● RAW DATA:
--- begin ---
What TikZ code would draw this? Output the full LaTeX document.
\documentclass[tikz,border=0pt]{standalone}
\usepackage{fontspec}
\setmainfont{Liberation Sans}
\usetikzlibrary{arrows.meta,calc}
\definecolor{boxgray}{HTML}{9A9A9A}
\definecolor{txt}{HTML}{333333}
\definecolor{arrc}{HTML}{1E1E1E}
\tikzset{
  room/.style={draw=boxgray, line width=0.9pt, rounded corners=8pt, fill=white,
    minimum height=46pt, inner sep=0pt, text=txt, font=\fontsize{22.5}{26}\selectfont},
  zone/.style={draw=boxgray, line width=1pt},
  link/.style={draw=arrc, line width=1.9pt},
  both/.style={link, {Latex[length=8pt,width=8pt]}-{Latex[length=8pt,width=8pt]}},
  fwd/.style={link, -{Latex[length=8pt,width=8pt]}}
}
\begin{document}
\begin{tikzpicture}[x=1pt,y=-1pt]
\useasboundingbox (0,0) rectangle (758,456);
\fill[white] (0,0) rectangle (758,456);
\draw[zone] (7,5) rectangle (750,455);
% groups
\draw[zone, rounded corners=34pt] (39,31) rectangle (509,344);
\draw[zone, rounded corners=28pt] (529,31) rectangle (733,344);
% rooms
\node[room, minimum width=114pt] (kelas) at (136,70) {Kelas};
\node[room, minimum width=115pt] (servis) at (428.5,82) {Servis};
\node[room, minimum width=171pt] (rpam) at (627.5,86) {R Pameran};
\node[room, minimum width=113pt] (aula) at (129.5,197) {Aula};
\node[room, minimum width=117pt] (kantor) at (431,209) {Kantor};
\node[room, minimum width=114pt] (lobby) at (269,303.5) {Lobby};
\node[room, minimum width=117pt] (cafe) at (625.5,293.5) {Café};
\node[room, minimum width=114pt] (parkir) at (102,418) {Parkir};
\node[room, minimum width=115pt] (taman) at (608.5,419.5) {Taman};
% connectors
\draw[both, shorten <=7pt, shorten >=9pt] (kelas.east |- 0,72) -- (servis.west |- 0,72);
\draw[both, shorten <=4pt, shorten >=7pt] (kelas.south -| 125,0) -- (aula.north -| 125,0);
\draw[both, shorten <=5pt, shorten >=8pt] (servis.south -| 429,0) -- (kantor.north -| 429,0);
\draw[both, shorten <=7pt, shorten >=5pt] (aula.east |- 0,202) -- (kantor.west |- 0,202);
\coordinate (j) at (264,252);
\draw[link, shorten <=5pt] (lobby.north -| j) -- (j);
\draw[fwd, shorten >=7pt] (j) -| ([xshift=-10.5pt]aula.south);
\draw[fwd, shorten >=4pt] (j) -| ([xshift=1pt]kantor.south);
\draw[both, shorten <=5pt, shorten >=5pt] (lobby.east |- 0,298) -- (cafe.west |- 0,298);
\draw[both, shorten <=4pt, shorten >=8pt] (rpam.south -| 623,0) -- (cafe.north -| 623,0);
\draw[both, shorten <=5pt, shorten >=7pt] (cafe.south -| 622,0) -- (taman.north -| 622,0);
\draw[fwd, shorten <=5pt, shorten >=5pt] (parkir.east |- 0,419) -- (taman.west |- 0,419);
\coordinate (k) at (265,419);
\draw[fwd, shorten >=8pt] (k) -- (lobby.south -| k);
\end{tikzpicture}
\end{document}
--- end ---
--- begin ---
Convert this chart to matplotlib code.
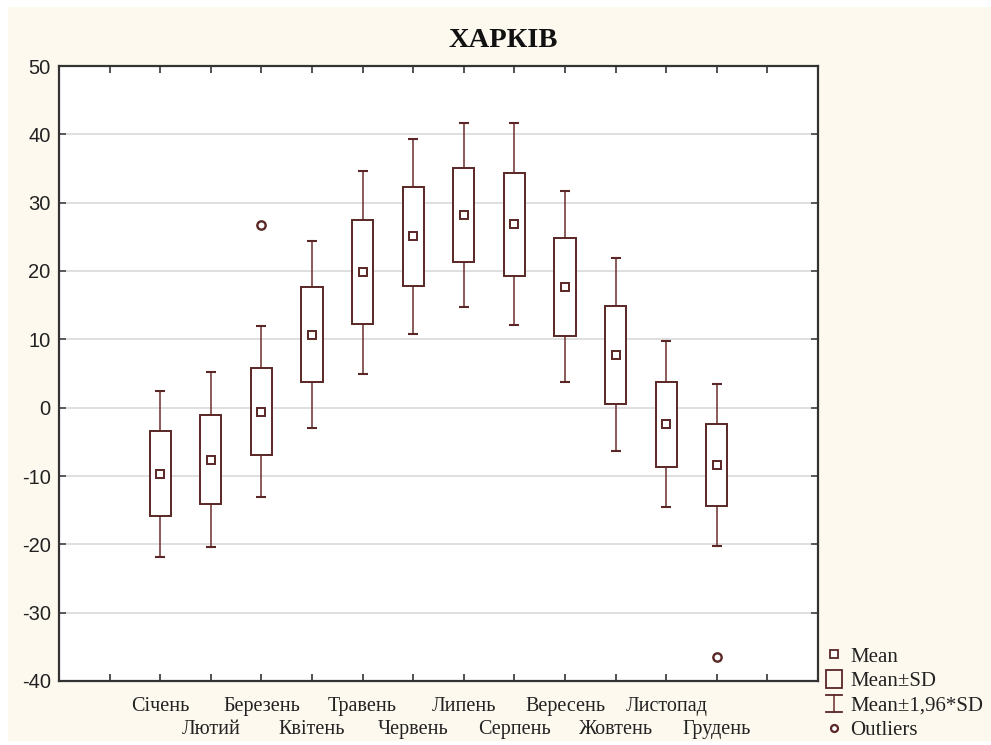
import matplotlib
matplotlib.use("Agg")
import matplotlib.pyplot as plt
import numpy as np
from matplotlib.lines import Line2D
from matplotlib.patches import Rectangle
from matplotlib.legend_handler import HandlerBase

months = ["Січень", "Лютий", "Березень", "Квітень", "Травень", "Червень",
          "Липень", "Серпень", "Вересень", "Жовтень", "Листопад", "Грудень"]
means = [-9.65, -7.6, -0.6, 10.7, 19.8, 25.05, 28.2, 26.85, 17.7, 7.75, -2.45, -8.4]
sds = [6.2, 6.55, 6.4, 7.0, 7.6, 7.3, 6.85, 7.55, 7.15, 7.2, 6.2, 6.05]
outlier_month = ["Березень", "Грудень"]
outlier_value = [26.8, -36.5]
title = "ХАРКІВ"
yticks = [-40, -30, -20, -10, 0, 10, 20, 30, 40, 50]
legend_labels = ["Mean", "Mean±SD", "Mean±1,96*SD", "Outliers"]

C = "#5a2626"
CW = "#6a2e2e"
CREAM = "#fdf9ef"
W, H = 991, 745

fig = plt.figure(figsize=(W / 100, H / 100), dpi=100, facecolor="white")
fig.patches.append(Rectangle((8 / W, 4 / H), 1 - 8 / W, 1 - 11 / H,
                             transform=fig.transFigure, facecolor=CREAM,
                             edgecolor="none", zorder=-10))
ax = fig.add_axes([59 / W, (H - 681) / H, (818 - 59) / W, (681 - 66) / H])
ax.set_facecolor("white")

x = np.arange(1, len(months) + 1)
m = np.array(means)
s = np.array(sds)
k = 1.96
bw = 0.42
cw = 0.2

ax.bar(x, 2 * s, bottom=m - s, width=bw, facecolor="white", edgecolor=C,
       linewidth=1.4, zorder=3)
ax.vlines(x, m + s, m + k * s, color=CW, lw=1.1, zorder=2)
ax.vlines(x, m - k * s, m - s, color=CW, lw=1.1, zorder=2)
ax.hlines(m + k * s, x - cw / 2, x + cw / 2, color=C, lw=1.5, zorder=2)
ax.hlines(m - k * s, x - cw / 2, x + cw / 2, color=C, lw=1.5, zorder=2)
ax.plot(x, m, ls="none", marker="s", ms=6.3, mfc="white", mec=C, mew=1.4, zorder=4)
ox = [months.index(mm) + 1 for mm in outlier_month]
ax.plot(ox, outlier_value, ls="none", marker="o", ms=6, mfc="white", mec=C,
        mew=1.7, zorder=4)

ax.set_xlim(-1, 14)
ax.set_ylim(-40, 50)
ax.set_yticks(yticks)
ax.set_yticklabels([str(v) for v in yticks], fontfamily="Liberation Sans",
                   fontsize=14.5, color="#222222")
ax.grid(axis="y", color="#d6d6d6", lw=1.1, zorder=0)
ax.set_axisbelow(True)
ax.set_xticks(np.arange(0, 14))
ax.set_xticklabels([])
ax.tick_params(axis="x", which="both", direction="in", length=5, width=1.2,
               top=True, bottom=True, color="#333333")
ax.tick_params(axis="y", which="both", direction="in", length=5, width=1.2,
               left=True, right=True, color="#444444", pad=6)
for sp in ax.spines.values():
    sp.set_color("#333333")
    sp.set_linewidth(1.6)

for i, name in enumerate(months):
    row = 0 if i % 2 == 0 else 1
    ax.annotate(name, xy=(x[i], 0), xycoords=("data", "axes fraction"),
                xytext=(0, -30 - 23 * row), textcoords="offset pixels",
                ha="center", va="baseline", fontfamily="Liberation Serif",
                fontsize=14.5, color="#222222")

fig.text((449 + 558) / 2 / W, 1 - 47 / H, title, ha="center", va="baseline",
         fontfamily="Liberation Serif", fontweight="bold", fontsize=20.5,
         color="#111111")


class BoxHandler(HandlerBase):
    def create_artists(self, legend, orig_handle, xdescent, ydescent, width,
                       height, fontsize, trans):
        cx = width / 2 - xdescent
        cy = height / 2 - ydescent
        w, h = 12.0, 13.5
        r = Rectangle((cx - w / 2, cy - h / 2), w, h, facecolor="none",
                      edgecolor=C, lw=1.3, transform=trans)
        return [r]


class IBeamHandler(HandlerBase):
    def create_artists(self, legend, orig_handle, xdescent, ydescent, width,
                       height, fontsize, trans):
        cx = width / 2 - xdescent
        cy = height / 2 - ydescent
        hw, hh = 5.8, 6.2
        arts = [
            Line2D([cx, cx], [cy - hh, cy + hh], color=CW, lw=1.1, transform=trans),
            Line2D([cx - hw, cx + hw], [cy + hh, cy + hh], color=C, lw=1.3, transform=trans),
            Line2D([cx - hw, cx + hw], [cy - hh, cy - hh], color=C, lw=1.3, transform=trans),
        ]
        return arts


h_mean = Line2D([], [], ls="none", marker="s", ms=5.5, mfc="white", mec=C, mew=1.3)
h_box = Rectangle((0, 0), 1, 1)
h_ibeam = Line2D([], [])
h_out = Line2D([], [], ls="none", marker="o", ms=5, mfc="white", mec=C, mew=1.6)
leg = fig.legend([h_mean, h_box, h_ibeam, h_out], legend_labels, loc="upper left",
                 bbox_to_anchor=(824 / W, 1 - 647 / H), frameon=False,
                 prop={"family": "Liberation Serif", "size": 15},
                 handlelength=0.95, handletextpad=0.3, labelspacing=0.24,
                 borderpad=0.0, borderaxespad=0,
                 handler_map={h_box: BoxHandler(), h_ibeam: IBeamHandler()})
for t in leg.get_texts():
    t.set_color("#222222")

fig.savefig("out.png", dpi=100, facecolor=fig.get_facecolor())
--- end ---
--- begin ---
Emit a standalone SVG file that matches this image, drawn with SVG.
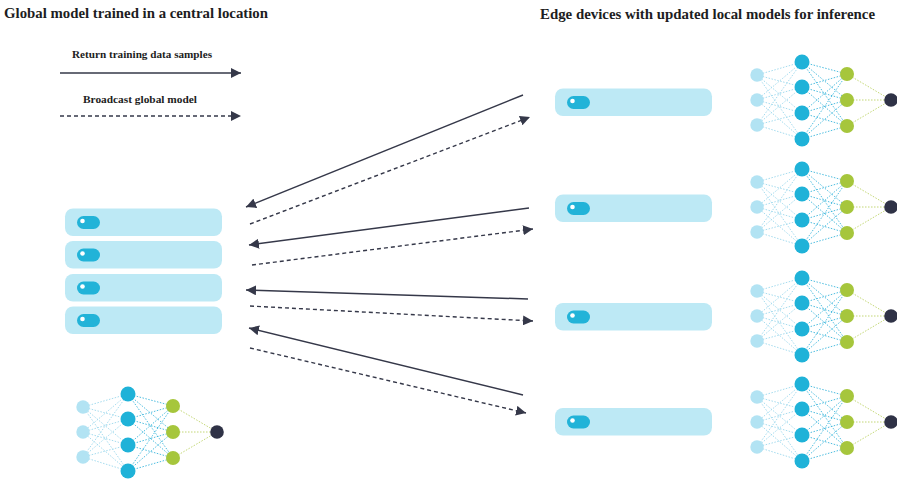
--- end ---
● PROMPT: List all lines above in which the string "matplotlib" appears.

● COMPLETED EXERCISE:
Convert this chart to matplotlib code.
import matplotlib
matplotlib.use("Agg")
import matplotlib.pyplot as plt
from matplotlib.lines import Line2D
from matplotlib.patches import Rectangle
from matplotlib.legend_handler import HandlerBase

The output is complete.